La avenida Corrientes en Buenos Aires puede resultar un recorrido placentero, pero se corre el riesgo de toparse con un Ricardo Fort gigante amenzando el buen gusto desde una marquesina. Entonces uno suele sentir la necesidad de huir inmediatamente y esto es algo que me sucedió a mí anoche. Y por suerte, después de esquivar a unas chicas jocosas de mameluco naranja invitando a un ejercicio de improvisación, y huyendo de esa imagen oprobiosa de la marquesina, descendí por una escalera, en cuyo final se abría una puerta, que como si se tratase de un relato fantástico de Bioy Casares, me transportó en tiempo y espacio al Bristol de quince años atrás. Allí, en un pequeño escenario rodeado de unas pocas mesas de madera tocaba Lendi Vexer, la banda argentina que mejor ha encarado el triphop por estas tierras, y aunque tal vez sea injusto con una transportación tan terminante, y pese a la lata de Quilmes al alcance de la mano lo desmienta, consigue hacernos sentir que estamos en otro sitio, bien lejos del ruido ensordecedor del centro porteño.

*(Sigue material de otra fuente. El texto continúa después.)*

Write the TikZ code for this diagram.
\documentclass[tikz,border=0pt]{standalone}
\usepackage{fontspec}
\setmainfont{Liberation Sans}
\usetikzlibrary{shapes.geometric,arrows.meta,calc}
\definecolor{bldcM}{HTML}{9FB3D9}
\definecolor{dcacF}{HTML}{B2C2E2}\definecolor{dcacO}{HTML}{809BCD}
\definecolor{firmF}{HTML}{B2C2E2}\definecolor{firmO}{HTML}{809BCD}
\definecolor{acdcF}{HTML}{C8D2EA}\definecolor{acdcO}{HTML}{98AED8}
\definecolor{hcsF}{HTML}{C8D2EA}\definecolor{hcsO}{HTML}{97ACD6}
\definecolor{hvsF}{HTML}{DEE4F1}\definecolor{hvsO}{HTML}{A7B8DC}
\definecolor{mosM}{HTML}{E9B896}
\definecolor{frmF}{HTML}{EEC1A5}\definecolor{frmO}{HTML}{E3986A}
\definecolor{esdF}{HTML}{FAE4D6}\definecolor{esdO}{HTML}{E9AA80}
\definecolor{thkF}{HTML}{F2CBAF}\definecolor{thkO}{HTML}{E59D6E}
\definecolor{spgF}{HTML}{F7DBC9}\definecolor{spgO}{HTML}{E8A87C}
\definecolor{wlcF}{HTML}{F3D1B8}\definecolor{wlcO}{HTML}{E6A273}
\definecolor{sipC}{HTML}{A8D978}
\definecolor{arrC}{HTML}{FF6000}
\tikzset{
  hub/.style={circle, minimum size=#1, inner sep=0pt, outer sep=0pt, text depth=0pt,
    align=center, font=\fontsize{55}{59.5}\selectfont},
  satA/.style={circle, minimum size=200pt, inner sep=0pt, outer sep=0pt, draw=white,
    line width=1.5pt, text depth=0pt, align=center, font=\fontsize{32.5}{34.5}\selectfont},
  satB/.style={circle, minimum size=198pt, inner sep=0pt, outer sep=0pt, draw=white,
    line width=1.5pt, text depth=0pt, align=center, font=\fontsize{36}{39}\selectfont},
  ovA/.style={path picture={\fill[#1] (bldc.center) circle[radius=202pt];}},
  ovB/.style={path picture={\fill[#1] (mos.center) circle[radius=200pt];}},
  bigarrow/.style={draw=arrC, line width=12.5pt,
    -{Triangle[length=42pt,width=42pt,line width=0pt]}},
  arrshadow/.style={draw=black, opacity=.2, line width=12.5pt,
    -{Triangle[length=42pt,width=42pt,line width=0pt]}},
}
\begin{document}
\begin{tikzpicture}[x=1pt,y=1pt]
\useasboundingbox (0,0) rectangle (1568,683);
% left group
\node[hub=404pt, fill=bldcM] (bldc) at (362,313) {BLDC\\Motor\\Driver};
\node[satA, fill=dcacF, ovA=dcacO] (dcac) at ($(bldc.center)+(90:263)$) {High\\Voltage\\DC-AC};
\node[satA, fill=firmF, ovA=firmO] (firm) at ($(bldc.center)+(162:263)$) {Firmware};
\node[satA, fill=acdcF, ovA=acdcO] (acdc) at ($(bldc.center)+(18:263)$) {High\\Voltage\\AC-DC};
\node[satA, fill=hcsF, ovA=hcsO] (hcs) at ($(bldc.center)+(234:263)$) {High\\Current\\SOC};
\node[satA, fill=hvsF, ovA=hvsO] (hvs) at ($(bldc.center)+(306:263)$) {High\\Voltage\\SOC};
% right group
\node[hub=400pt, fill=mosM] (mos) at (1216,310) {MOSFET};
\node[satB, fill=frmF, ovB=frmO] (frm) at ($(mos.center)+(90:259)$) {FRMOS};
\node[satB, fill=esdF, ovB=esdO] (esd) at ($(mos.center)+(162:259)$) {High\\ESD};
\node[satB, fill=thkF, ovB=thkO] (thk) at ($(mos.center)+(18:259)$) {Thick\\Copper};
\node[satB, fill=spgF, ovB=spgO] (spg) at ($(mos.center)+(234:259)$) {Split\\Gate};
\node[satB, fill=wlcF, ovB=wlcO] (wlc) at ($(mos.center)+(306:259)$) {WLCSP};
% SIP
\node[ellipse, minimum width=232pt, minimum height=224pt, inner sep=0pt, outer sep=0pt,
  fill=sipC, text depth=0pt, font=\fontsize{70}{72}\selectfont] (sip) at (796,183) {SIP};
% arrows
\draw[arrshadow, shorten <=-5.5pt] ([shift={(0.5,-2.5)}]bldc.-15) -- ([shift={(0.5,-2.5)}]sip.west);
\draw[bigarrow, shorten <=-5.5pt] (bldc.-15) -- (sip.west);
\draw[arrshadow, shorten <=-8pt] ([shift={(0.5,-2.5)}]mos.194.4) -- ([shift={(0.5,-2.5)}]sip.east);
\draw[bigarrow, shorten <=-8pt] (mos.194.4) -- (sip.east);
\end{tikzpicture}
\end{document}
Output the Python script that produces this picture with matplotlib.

Lo de Lendi Vexer es delicioso en todo sentido. Construyen canciones melancólicas repletas de detalles sugestivos, en clima de misterio y melancolía, con melodías que desgarran, palabras que resultan desahogos confesionales, y un perfecto ensamble electrónico que los muestra dominadores absolutos del estilo y sus secretos. La voz de Natalie Naveira trasmite y mejora en vivo toda la calidez del estudio, y la presencia de una guitarra como tercer miembro le entrega a las versiones una contundencia que las amplía en su efecto letárgico y emotivo. Diego Guiñazú controla todo desde el bajo, el moog y las programaciones, sosteniendo con precisión los climas con loops hipnóticos y arreglos abundantes en detalles preciosos.
El breve show tiene un recorrido envolvente, que en espiral se va apropiando del espíritu del público y en su encanto lo baña de cada una de las sensaciones que la música pretende transmitir. En el universo de Lendi Vexer la cortesía resulta un exceso, la desilusión un proceso inevitable y la desolación es digna de tributo. Las canciones se suceden en medio de un mágico hilo conductor y la sumisión a su efecto seductor resulta inevitable. Solo por destacar como excusa podría nombrar temas como “Nothing was special”, “Suicidal adage” (en español) y el final con "That fish and the bait", pero todo el show sostiene un clima parejo, sin baches ni descuidos.
Afuera el ruido continúa y el mediático impresentable continúa brillado obseno sobre los letreros iluminados. Más que nunca subir los peldaños que me devuelven a la calle me entrega la sensación de estar saliendo lentamente de un refugio. Sin embargo en el regreso al ruido la música ha construido una especie de coraza que me vuelve inmune a los efectos de la estridencia. Me voy con las melodías y los sonidos guardados como el más secreto de los tesoros, y aunque el regreso a casa coincide con un compañero de viaje cuya interminable conversación por celular supera los límites del absurdo y lo redundante, Lendi Vexer continúa arrullando en mi cabeza y su espíritu intenso ha conseguido conquistar la noche de un Viernes que no prometía más que frío y dejadez.